** BEGIN Material provided **
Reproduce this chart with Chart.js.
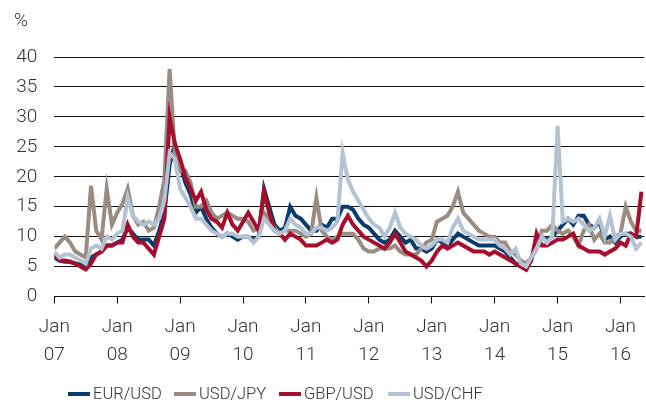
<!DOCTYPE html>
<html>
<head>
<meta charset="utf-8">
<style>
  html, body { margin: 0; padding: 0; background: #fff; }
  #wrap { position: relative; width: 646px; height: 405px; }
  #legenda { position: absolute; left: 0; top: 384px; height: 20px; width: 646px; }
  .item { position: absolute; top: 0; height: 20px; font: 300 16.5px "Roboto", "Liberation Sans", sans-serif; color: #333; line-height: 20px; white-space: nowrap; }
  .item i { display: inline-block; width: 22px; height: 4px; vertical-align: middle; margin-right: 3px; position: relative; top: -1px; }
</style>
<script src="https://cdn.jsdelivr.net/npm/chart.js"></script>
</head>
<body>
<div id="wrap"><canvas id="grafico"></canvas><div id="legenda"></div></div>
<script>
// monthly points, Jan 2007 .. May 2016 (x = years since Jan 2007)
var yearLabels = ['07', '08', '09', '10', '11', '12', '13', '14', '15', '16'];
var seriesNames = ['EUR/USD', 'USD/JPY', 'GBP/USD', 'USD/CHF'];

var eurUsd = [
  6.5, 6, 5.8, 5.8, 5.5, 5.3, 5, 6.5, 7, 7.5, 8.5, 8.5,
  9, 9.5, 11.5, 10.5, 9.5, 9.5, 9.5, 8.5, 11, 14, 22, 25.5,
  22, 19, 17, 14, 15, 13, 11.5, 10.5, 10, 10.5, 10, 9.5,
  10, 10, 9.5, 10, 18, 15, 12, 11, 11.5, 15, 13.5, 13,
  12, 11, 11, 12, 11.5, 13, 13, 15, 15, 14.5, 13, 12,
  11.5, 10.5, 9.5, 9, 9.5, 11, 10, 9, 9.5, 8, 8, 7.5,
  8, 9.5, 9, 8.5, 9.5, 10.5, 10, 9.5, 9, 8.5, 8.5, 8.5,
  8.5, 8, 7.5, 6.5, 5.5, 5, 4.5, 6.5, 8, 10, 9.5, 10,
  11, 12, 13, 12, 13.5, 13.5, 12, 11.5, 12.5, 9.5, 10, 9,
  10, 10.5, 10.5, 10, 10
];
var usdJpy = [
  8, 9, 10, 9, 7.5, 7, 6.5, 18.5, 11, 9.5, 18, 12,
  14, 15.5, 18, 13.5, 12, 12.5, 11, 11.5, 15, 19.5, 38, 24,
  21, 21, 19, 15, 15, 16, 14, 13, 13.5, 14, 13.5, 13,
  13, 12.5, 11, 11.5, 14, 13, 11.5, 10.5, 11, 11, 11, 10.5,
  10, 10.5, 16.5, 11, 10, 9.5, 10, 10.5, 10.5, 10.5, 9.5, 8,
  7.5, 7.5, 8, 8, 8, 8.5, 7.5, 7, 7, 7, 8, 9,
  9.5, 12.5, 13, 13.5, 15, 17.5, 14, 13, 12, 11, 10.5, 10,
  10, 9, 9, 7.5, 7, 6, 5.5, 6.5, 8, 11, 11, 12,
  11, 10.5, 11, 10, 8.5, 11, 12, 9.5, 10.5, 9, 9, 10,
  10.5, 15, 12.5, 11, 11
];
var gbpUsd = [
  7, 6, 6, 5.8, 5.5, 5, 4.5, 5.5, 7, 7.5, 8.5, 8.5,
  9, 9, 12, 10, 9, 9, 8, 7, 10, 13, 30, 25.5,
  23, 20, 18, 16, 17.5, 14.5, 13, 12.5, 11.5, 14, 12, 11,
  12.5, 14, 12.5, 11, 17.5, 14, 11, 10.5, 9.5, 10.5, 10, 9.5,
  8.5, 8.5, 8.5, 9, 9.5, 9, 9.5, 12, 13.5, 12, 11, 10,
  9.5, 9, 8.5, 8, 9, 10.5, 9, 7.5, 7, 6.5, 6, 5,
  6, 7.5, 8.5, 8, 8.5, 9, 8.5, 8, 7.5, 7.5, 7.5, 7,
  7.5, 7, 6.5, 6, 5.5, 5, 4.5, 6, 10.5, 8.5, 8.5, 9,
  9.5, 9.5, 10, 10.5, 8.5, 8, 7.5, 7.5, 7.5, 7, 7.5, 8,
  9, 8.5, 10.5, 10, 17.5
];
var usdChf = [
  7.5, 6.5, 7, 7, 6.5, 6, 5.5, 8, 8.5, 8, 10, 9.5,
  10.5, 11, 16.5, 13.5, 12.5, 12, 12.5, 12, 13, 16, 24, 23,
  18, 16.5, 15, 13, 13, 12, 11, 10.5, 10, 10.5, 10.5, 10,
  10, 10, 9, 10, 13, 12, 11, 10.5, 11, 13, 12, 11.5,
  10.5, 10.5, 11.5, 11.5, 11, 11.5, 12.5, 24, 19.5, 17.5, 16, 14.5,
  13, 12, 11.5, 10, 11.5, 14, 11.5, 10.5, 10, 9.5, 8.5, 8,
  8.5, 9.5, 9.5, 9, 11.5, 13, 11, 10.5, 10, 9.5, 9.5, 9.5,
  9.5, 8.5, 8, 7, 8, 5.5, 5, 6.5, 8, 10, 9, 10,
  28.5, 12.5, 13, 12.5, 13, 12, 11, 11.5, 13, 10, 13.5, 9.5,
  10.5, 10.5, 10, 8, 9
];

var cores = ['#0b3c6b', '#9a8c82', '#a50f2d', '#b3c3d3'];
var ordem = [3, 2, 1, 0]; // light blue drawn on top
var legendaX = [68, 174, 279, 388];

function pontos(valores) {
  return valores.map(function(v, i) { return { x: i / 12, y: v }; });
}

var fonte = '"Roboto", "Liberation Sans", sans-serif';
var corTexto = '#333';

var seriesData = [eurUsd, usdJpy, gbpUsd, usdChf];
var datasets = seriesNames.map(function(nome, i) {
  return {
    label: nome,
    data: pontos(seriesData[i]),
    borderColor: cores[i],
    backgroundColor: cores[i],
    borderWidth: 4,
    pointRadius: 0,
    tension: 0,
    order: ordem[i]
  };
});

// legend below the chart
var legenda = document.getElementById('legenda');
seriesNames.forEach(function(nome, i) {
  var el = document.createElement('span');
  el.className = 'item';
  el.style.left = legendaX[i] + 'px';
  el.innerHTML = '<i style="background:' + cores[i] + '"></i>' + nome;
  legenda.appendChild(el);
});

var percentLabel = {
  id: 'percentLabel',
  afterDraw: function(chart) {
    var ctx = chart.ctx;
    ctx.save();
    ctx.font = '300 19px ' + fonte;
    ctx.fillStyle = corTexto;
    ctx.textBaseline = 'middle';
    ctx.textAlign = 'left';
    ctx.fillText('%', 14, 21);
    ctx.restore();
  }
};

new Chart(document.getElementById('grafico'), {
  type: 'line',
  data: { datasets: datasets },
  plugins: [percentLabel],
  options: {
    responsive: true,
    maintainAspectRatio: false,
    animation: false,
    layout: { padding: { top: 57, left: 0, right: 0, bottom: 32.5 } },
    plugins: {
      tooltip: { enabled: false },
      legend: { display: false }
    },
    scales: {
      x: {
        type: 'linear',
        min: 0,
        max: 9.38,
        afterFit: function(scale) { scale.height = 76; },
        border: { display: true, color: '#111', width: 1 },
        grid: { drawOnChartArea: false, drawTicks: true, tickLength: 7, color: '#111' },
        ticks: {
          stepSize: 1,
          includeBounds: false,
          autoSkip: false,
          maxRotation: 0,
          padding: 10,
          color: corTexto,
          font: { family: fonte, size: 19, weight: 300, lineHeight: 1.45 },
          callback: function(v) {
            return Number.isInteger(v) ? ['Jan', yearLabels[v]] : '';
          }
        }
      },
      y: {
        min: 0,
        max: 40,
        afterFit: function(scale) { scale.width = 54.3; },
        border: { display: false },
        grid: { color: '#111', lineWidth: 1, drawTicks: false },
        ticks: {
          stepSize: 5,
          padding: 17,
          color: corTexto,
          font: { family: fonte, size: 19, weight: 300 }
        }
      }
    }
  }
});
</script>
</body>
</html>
** END Material provided **
Work instructions: From the top of the listing above, repeat each line exactly until you reach the line containing "var seriesNames = ['EUR/USD', 'USD/JPY', 'GBP/USD', 'USD/CHF'];", and repeat that one too. Leave the pictures out.

The reply:
Reproduce this chart with Chart.js.
<!DOCTYPE html>
<html>
<head>
<meta charset="utf-8">
<style>
  html, body { margin: 0; padding: 0; background: #fff; }
  #wrap { position: relative; width: 646px; height: 405px; }
  #legenda { position: absolute; left: 0; top: 384px; height: 20px; width: 646px; }
  .item { position: absolute; top: 0; height: 20px; font: 300 16.5px "Roboto", "Liberation Sans", sans-serif; color: #333; line-height: 20px; white-space: nowrap; }
  .item i { display: inline-block; width: 22px; height: 4px; vertical-align: middle; margin-right: 3px; position: relative; top: -1px; }
</style>
<script src="https://cdn.jsdelivr.net/npm/chart.js"></script>
</head>
<body>
<div id="wrap"><canvas id="grafico"></canvas><div id="legenda"></div></div>
<script>
// monthly points, Jan 2007 .. May 2016 (x = years since Jan 2007)
var yearLabels = ['07', '08', '09', '10', '11', '12', '13', '14', '15', '16'];
var seriesNames = ['EUR/USD', 'USD/JPY', 'GBP/USD', 'USD/CHF'];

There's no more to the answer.